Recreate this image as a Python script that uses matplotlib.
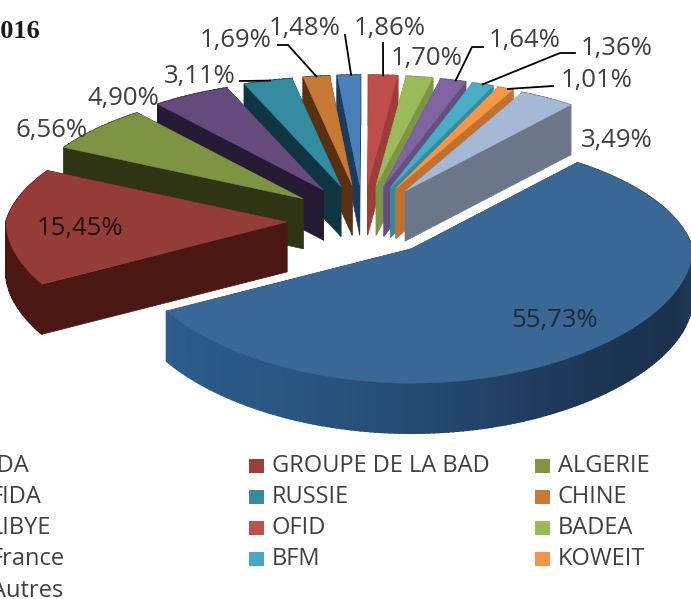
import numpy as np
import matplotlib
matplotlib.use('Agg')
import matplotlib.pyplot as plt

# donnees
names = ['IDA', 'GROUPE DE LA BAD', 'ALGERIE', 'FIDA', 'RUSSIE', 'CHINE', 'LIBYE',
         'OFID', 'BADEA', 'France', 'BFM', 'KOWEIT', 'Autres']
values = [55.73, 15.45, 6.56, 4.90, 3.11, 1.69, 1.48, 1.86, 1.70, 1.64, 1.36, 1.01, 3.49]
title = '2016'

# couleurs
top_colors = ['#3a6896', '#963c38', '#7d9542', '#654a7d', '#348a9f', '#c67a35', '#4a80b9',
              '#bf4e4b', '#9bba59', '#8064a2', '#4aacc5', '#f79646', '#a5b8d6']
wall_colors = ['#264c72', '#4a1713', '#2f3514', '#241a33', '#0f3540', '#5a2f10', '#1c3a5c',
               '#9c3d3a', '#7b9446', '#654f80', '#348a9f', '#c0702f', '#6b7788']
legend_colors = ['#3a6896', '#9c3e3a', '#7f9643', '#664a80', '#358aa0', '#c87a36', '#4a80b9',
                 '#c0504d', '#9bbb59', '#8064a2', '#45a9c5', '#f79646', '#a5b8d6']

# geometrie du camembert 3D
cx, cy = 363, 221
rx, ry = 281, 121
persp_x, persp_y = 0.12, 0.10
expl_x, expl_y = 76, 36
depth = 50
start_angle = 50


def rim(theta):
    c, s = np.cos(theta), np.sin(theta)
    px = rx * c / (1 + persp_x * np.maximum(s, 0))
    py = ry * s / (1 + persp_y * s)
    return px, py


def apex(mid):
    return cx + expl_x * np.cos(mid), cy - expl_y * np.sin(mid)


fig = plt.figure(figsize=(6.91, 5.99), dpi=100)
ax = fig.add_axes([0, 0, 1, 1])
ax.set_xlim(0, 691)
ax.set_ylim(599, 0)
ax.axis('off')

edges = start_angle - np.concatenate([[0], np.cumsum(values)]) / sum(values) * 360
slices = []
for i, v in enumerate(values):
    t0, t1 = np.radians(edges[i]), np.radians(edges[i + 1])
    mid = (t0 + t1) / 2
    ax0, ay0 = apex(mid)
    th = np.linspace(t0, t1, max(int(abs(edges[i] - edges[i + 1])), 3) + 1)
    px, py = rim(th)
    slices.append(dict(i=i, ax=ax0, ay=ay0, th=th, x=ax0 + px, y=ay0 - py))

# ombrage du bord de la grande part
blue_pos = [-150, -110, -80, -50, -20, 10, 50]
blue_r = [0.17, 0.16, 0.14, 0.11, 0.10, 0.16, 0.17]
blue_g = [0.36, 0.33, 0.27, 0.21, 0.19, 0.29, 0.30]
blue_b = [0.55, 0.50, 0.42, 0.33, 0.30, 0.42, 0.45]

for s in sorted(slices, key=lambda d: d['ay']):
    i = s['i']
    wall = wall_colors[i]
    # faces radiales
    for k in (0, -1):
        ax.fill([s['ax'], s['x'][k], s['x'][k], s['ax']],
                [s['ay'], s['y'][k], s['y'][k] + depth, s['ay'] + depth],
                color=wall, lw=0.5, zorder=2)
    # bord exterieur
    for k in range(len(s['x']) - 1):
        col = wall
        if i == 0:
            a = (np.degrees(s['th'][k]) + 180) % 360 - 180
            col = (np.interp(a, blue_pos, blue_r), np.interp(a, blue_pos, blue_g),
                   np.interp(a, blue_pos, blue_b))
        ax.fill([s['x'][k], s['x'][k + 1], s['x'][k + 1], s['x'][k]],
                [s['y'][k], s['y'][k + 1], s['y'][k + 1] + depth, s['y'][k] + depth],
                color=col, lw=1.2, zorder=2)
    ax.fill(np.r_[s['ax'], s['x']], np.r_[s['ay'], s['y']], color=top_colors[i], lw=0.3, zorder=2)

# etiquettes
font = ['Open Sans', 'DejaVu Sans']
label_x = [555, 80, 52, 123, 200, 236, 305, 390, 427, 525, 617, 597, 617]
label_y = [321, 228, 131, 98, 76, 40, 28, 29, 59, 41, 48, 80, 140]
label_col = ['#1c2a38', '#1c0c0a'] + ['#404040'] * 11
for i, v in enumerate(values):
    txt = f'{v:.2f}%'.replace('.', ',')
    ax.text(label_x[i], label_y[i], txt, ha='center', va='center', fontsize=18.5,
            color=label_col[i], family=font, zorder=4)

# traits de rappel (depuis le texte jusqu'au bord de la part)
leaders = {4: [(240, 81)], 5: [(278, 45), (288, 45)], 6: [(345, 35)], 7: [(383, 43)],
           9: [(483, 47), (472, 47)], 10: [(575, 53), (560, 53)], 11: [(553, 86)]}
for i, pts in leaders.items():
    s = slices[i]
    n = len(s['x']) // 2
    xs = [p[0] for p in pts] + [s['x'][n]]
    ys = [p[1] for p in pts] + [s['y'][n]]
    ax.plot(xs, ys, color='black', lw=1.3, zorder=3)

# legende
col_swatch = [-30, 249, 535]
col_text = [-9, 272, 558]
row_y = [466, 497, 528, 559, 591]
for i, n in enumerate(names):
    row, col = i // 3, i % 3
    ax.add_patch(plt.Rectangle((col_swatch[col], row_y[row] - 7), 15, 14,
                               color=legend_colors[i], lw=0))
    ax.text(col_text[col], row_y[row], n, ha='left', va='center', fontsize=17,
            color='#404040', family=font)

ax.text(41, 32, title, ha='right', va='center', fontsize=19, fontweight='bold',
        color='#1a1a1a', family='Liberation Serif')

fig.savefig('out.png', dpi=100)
● ● ● ● ●
▶ _Exercise_
Without any pictures, reproduce the lines from the first one in the material through the line that has "ax.axis('off')", exactly as they appear.

▶ _Answer_
Recreate this image as a Python script that uses matplotlib.
import numpy as np
import matplotlib
matplotlib.use('Agg')
import matplotlib.pyplot as plt

# donnees
names = ['IDA', 'GROUPE DE LA BAD', 'ALGERIE', 'FIDA', 'RUSSIE', 'CHINE', 'LIBYE',
         'OFID', 'BADEA', 'France', 'BFM', 'KOWEIT', 'Autres']
values = [55.73, 15.45, 6.56, 4.90, 3.11, 1.69, 1.48, 1.86, 1.70, 1.64, 1.36, 1.01, 3.49]
title = '2016'

# couleurs
top_colors = ['#3a6896', '#963c38', '#7d9542', '#654a7d', '#348a9f', '#c67a35', '#4a80b9',
              '#bf4e4b', '#9bba59', '#8064a2', '#4aacc5', '#f79646', '#a5b8d6']
wall_colors = ['#264c72', '#4a1713', '#2f3514', '#241a33', '#0f3540', '#5a2f10', '#1c3a5c',
               '#9c3d3a', '#7b9446', '#654f80', '#348a9f', '#c0702f', '#6b7788']
legend_colors = ['#3a6896', '#9c3e3a', '#7f9643', '#664a80', '#358aa0', '#c87a36', '#4a80b9',
                 '#c0504d', '#9bbb59', '#8064a2', '#45a9c5', '#f79646', '#a5b8d6']

# geometrie du camembert 3D
cx, cy = 363, 221
rx, ry = 281, 121
persp_x, persp_y = 0.12, 0.10
expl_x, expl_y = 76, 36
depth = 50
start_angle = 50


def rim(theta):
    c, s = np.cos(theta), np.sin(theta)
    px = rx * c / (1 + persp_x * np.maximum(s, 0))
    py = ry * s / (1 + persp_y * s)
    return px, py


def apex(mid):
    return cx + expl_x * np.cos(mid), cy - expl_y * np.sin(mid)


fig = plt.figure(figsize=(6.91, 5.99), dpi=100)
ax = fig.add_axes([0, 0, 1, 1])
ax.set_xlim(0, 691)
ax.set_ylim(599, 0)
ax.axis('off')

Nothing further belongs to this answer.